Closed-Loop CO2 Storage Control With History-Based Reinforcement Learning and Latent Model-Based Adaptation

Closed-loop management of geological CO2 storage requires control policies that adapt to uncertain reservoir behavior while relying on observations that are realistically available during operation. This work formulates CO2 injection and brine-production control as a partially observable sequential decision problem and studies deployable deep reinforcement-learning controllers trained with high-fidelity reservoir simulation. We first compare privileged-state, well-only, history-conditioned, masking-curriculum, and asymmetric teacher-student model-free policies in order to quantify the value of temporal well-response information and training-time privileged simulator states.

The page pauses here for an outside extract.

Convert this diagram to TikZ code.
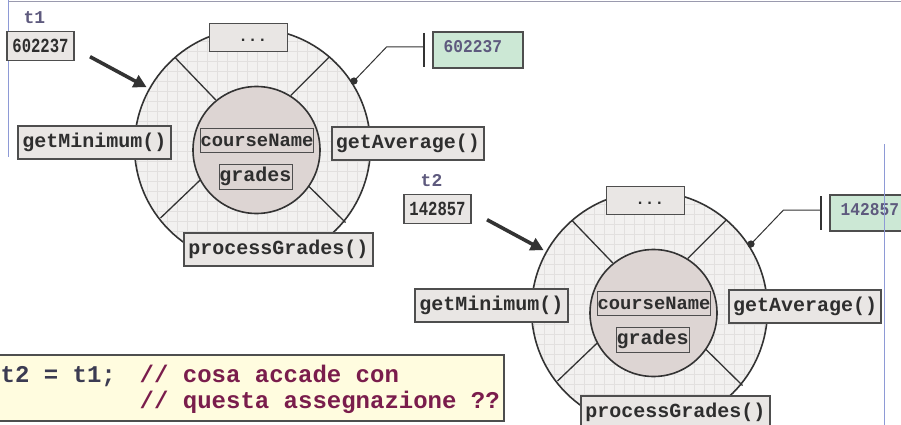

We then evaluate a latent model-based adaptation pipeline that reuses nominal latent dynamics and retunes controllers under known injector failure, leakage-induced dynamics and reward shift, and compartmentalized reservoir connectivity. The results show that history-conditioned policies recover nearly all of the privileged-state performance while using only deployable well-level information, and that latent model-based retuning outperforms direct model-free retuning under the same scenario-specific real-simulator budget in the abnormal operating cases. The proposed framework therefore provides a simulator-budget-aware alternative to repeated online history matching and re-optimization for closed-loop CO2 storage control.